In times of economic turmoil in many countries, Albania, once the most isolated and desperately poor nation in Europe, is showing robust growth and attracting attention from foreign investors.

A modern airport opened last year and in the capital Tirana, Bang & Olufsen sells expensive audio and video products to prosperous Albanians, albeit a few blocks from the main squares where pavement tiles are still cracked.

Economists including the International Monetary Fund expect GDP growth of at least six per cent this year, which would be among the highest in eastern Europe, if the country can avoid the chronic power shortages that have hampered it in the past.

In June, the former Stalinist Balkan country of 3.3 million moved up to a "middle income" country from low income in World Bank classifications, receiving an invitation this year to join Nato.
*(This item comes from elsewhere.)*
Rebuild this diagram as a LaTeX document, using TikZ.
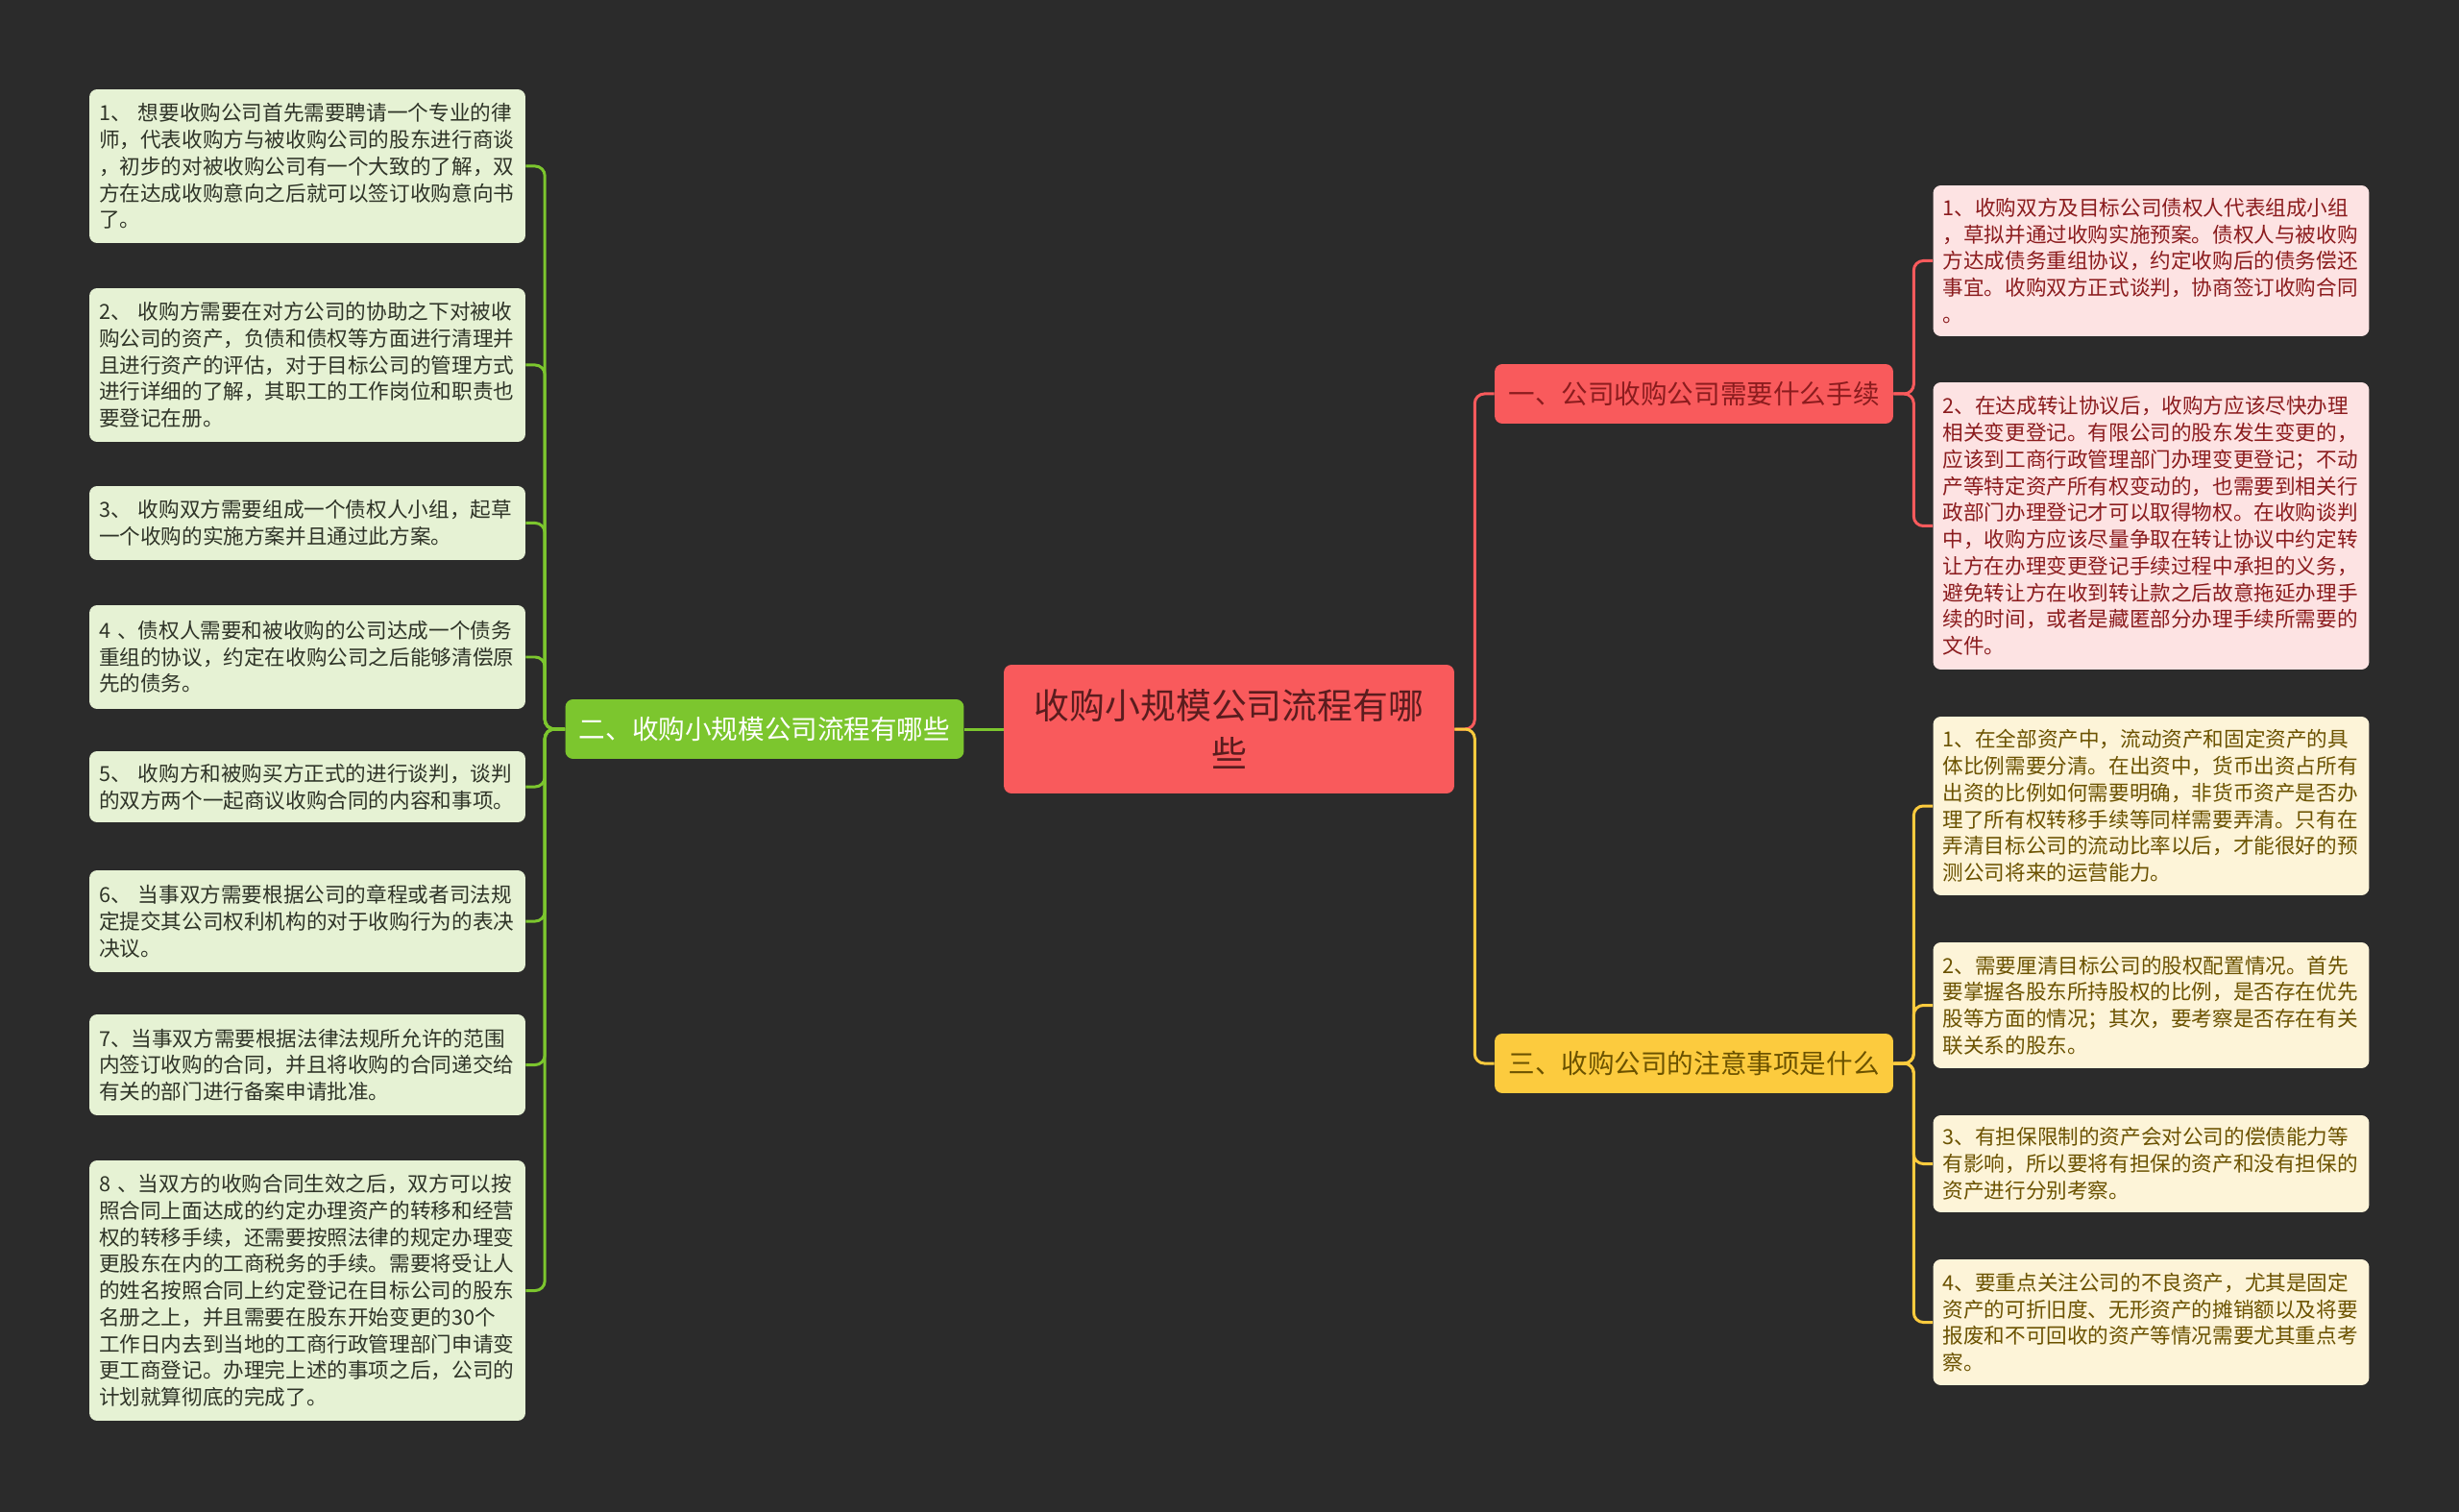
\documentclass[tikz,border=0pt]{standalone}
\usepackage{fontspec}
\setmainfont{Noto Sans CJK SC}
\usetikzlibrary{calc}
\definecolor{bgcol}{HTML}{2B2B2B}
\definecolor{rootred}{HTML}{F95A5C}
\definecolor{roottext}{HTML}{5A1C1E}
\definecolor{topicgreen}{HTML}{7CC62E}
\definecolor{topicyellow}{HTML}{FCCB3E}
\definecolor{pgreen}{HTML}{E6F2D4}
\definecolor{ppink}{HTML}{FDE3E3}
\definecolor{pcream}{HTML}{FDF4D8}
\definecolor{tgreen}{HTML}{2F3428}
\definecolor{tpink}{HTML}{8B1C1E}
\definecolor{tcream}{HTML}{6B5200}
\begin{document}
\begin{tikzpicture}[x=0.02cm,y=-0.02cm,
	box/.style={rounded corners=0.16cm, inner sep=0.2cm, align=left},
	rootbox/.style={box, fill=rootred, text=roottext, align=center, minimum width=9.38cm, minimum height=2.68cm,
		font=\fontsize{21pt}{28.5pt}\selectfont},
	topic/.style={box, align=center, minimum width=8.3cm, minimum height=1.24cm, font=\fontsize{15.7pt}{18pt}\selectfont},
	leaf/.style={box, text width=8.68cm, font=\fontsize{12.3pt}{15.8pt}\selectfont},
	leafgreen/.style={leaf, fill=pgreen, text=tgreen},
	leafpink/.style={leaf, fill=ppink, text=tpink},
	leafcream/.style={leaf, fill=pcream, text=tcream},
	link/.style={line width=0.06cm, rounded corners=0.2cm}
	]
	\fill[bgcol] (0,0) rectangle (2560,1574);
	\useasboundingbox (0,0) rectangle (2560,1574);

	\node[rootbox] (root) at (1279.5,759) {收购小规模公司流程有哪\\些};
	\node[topic, fill=rootred, text=tpink] (t1) at (1763.5,410) {一、公司收购公司需要什么手续};
	\node[topic, fill=topicgreen, text=white] (t2) at (796,759) {二、收购小规模公司流程有哪些};
	\node[topic, fill=topicyellow, text=tcream] (t3) at (1763.5,1107) {三、收购公司的注意事项是什么};

	\node[leafgreen, minimum height=3.2cm] (l1) at (320,173) {1、 想要收购公司首先需要聘请一个专业的律\\师，代表收购方与被收购公司的股东进行商谈\\，初步的对被收购公司有一个大致的了解，双\\方在达成收购意向之后就可以签订收购意向书\\了。};
	\node[leafgreen, minimum height=3.2cm] (l2) at (320,380) {2、 收购方需要在对方公司的协助之下对被收\\购公司的资产，负债和债权等方面进行清理并\\且进行资产的评估，对于目标公司的管理方式\\进行详细的了解，其职工的工作岗位和职责也\\要登记在册。};
	\node[leafgreen, minimum height=1.54cm] (l3) at (320,544.5) {3、 收购双方需要组成一个债权人小组，起草\\一个收购的实施方案并且通过此方案。};
	\node[leafgreen, minimum height=2.16cm] (l4) at (320,684) {4 、债权人需要和被收购的公司达成一个债务\\重组的协议，约定在收购公司之后能够清偿原\\先的债务。};
	\node[leafgreen, minimum height=1.48cm] (l5) at (320,819) {5、 收购方和被购买方正式的进行谈判，谈判\\的双方两个一起商议收购合同的内容和事项。};
	\node[leafgreen, minimum height=2.12cm] (l6) at (320,959) {6、 当事双方需要根据公司的章程或者司法规\\定提交其公司权利机构的对于收购行为的表决\\决议。};
	\node[leafgreen, minimum height=2.1cm] (l7) at (320,1108.5) {7、当事双方需要根据法律法规所允许的范围\\内签订收购的合同，并且将收购的合同递交给\\有关的部门进行备案申请批准。};
	\node[leafgreen, minimum height=5.42cm] (l8) at (320,1343.5) {8 、当双方的收购合同生效之后，双方可以按\\照合同上面达成的约定办理资产的转移和经营\\权的转移手续，还需要按照法律的规定办理变\\更股东在内的工商税务的手续。需要将受让人\\的姓名按照合同上约定登记在目标公司的股东\\名册之上，并且需要在股东开始变更的30个\\工作日内去到当地的工商行政管理部门申请变\\更工商登记。办理完上述的事项之后，公司的\\计划就算彻底的完成了。};

	\node[leafpink, minimum height=3.14cm] (r1) at (2239.5,271.5) {1、收购双方及目标公司债权人代表组成小组\\，草拟并通过收购实施预案。债权人与被收购\\方达成债务重组协议，约定收购后的债务偿还\\事宜。收购双方正式谈判，协商签订收购合同\\。};
	\node[leafpink, minimum height=5.98cm] (r2) at (2239.5,547.5) {2、在达成转让协议后，收购方应该尽快办理\\相关变更登记。有限公司的股东发生变更的，\\应该到工商行政管理部门办理变更登记；不动\\产等特定资产所有权变动的，也需要到相关行\\政部门办理登记才可以取得物权。在收购谈判\\中，收购方应该尽量争取在转让协议中约定转\\让方在办理变更登记手续过程中承担的义务，\\避免转让方在收到转让款之后故意拖延办理手\\续的时间，或者是藏匿部分办理手续所需要的\\文件。};
	\node[leafcream, minimum height=3.72cm] (r3) at (2239.5,839) {1、在全部资产中，流动资产和固定资产的具\\体比例需要分清。在出资中，货币出资占所有\\出资的比例如何需要明确，非货币资产是否办\\理了所有权转移手续等同样需要弄清。只有在\\弄清目标公司的流动比率以后，才能很好的预\\测公司将来的运营能力。};
	\node[leafcream, minimum height=2.62cm] (r4) at (2239.5,1046.5) {2、需要厘清目标公司的股权配置情况。首先\\要掌握各股东所持股权的比例，是否存在优先\\股等方面的情况；其次，要考察是否存在有关\\联关系的股东。};
	\node[leafcream, minimum height=2.02cm] (r5) at (2239.5,1211.5) {3、有担保限制的资产会对公司的偿债能力等\\有影响，所以要将有担保的资产和没有担保的\\资产进行分别考察。};
	\node[leafcream, minimum height=2.62cm] (r6) at (2239.5,1376.5) {4、要重点关注公司的不良资产，尤其是固定\\资产的可折旧度、无形资产的摊销额以及将要\\报废和不可回收的资产等情况需要尤其重点考\\察。};

	\draw[link, rootred] (root.east) -- ++(21,0) |- (t1.west);
	\draw[link, topicyellow] (root.east) -- ++(21,0) |- (t3.west);
	\draw[link, topicgreen] (root.west) -- (t2.east);
	\foreach \n in {1,...,8}
		\draw[link, topicgreen] (t2.west) -- ++(-21,0) |- (l\n.east);
	\foreach \n in {1,2}
		\draw[link, rootred] (t1.east) -- ++(21,0) |- (r\n.west);
	\foreach \n in {3,...,6}
		\draw[link, topicyellow] (t3.east) -- ++(21,0) |- (r\n.west);
\end{tikzpicture}
\end{document}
It expects to apply for EU membership next year.

A World Bank study this month rated Albania as best in the Balkans and among the world's top 10 countries for easing business regulations.

"Three years ago, although there has been growth and macroeconomic stability, still the country was really not at all preferred by foreign investors," said Prime Minister Sali Berisha.

In his post since September 2005, he says he has fought corruption, lowered taxes, reduced the size of government and introduced a series of business-friendly laws.

Despite "a tremendous lowering of taxes and tariffs", Mr Berisha said his government had in three years generated more revenue than the previous one did in six.